■ **Set problem**
Extract the lines that carry the string "this" from the listing.

■ **Supplied data**

= = = =

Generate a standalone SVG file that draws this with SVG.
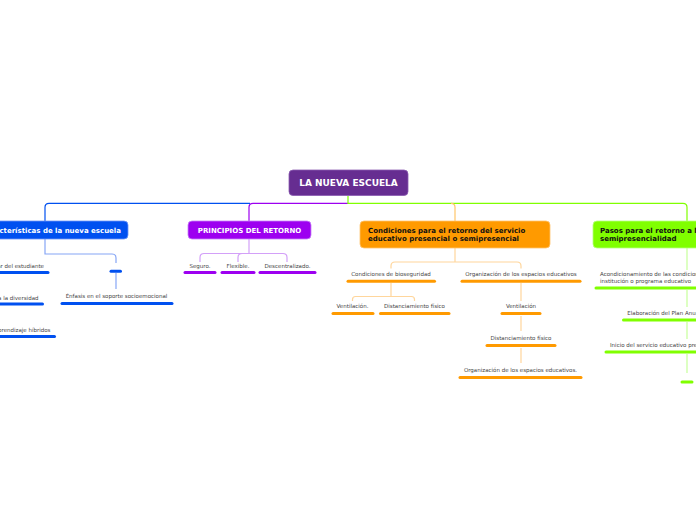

= = = =

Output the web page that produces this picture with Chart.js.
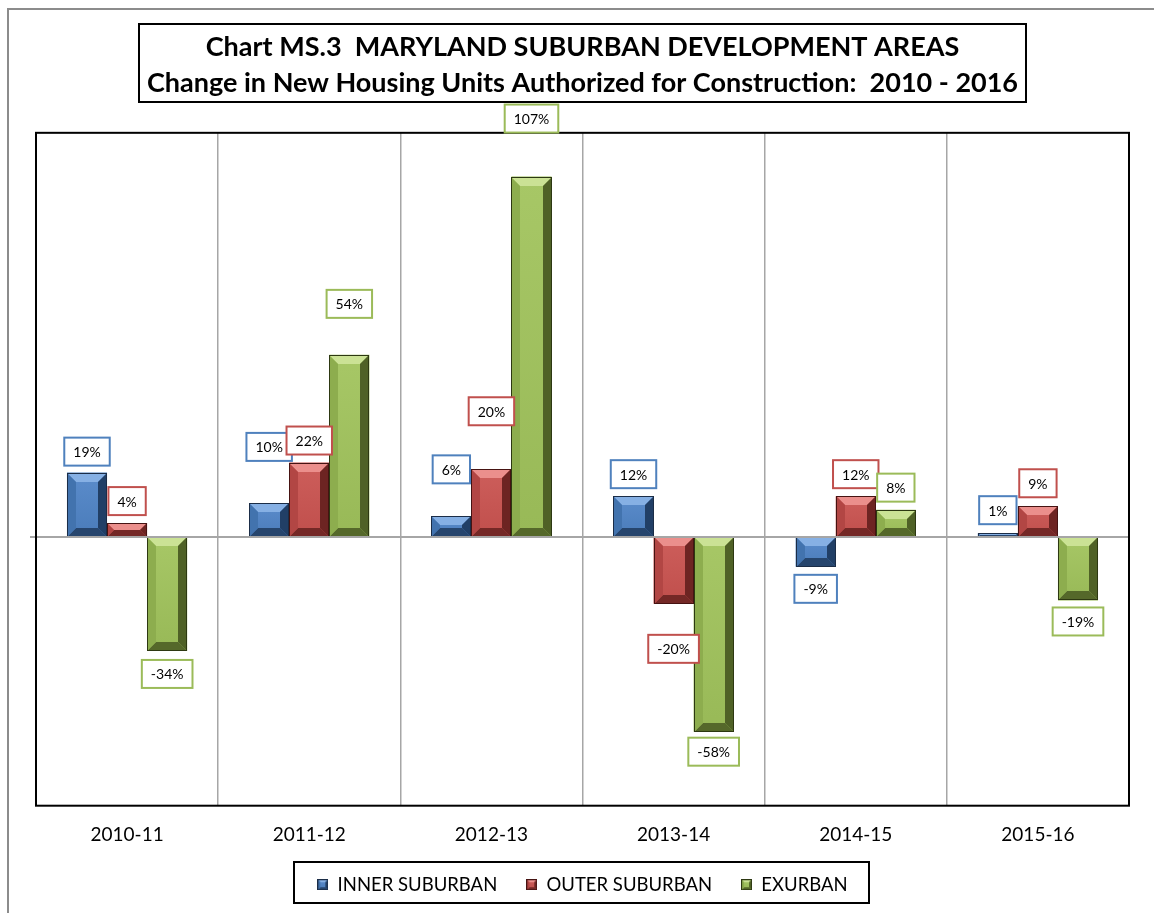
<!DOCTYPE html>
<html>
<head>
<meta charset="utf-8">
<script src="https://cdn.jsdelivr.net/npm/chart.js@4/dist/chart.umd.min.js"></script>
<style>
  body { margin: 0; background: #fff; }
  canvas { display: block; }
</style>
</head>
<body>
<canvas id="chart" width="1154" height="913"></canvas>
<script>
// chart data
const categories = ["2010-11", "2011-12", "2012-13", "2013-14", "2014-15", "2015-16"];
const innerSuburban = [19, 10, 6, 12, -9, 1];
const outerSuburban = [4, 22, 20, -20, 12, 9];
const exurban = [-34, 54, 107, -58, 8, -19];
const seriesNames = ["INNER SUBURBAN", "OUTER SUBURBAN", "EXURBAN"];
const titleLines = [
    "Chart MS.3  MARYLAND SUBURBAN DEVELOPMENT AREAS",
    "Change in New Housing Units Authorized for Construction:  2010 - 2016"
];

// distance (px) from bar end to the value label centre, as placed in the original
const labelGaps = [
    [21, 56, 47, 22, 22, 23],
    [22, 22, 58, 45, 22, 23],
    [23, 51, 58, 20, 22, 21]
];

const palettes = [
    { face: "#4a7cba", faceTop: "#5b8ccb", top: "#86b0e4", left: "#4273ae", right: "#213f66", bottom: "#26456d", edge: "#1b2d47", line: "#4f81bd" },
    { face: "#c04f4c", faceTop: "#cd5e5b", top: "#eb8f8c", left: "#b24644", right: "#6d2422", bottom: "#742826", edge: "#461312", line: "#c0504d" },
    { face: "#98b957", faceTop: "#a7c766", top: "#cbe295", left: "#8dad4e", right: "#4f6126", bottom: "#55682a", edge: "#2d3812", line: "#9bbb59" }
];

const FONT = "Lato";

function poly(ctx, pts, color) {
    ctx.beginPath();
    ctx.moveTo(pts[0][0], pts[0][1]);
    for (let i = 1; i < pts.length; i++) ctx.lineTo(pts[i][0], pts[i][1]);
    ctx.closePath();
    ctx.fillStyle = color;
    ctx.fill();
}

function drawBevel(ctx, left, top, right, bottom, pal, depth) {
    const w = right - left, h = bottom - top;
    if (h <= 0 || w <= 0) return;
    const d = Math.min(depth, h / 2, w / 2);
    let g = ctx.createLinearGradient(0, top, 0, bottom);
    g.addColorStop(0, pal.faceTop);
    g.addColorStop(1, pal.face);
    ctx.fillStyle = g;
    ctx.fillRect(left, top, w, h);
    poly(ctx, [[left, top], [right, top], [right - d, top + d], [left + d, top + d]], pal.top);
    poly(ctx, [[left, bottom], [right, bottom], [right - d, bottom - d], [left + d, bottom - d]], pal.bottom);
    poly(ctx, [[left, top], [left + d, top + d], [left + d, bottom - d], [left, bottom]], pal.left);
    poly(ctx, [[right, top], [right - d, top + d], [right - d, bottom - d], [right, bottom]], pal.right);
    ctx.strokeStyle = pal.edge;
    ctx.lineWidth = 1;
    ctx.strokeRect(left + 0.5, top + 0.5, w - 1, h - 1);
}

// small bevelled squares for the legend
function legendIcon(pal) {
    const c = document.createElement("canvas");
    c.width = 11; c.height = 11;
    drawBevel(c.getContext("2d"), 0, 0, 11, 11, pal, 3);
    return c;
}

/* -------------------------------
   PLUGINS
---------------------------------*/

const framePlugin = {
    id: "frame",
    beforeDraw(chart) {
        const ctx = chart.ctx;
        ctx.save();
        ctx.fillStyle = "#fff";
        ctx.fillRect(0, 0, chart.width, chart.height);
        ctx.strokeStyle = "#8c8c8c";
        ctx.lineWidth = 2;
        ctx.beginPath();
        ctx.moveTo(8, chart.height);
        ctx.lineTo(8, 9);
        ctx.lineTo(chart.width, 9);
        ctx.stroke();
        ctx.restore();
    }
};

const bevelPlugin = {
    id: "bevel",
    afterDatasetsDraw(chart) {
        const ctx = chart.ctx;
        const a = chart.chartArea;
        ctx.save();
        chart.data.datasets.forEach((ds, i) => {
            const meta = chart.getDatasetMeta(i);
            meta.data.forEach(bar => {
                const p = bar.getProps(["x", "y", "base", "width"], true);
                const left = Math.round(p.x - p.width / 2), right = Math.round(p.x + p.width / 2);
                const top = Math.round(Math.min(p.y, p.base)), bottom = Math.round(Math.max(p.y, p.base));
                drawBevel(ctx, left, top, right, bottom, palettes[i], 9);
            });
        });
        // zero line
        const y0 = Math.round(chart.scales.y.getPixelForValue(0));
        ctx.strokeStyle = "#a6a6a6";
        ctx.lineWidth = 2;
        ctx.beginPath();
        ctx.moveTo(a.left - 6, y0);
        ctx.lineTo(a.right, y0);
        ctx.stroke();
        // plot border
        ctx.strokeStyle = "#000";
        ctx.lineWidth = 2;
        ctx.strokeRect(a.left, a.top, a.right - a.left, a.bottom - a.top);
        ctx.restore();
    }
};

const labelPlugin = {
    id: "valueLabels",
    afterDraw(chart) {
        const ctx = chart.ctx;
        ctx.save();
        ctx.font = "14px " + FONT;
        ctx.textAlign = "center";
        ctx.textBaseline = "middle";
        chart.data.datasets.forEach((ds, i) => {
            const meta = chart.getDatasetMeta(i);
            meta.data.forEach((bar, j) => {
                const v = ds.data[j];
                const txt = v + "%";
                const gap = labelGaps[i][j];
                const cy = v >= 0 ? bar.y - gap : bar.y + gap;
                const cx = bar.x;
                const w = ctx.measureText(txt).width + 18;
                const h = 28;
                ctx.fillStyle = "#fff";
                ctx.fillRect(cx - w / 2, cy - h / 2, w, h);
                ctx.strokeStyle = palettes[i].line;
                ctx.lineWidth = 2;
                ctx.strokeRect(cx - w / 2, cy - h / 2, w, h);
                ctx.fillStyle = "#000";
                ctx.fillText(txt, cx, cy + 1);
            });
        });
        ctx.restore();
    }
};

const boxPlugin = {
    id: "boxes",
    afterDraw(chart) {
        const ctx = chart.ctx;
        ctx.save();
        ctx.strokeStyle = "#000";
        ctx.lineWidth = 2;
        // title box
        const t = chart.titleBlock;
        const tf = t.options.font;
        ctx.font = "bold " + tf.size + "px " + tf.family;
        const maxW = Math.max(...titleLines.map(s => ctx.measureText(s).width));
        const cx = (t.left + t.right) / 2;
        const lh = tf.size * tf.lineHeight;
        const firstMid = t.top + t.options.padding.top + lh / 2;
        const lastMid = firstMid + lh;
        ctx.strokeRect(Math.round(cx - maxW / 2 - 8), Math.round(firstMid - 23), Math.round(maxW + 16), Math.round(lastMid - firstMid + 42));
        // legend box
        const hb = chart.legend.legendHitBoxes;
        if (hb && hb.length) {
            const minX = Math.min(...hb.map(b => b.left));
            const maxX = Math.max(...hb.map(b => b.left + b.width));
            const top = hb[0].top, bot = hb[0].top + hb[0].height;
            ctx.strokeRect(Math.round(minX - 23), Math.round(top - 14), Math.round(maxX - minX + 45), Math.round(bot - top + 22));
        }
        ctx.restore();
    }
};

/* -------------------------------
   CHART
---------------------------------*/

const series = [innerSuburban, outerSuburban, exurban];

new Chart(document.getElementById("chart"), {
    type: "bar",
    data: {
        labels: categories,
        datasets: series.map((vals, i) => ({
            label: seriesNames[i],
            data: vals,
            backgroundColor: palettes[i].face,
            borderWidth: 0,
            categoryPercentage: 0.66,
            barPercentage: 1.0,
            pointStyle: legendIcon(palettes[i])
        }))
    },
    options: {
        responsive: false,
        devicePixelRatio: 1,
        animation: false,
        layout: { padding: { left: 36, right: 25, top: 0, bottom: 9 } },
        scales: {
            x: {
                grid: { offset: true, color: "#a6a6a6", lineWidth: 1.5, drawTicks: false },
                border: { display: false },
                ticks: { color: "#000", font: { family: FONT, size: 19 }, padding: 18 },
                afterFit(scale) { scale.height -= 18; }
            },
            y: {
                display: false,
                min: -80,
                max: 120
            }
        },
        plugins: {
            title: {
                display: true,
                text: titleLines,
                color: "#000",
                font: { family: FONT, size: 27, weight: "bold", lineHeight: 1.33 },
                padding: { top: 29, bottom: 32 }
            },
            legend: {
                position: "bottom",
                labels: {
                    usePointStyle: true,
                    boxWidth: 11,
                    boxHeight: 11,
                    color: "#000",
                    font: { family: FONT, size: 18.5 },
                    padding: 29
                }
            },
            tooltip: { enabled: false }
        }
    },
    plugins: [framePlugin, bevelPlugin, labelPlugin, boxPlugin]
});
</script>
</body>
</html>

= = = =

■ **Answer to the exercise**
Generate a standalone SVG file that draws this with SVG.
Output the web page that produces this picture with Chart.js.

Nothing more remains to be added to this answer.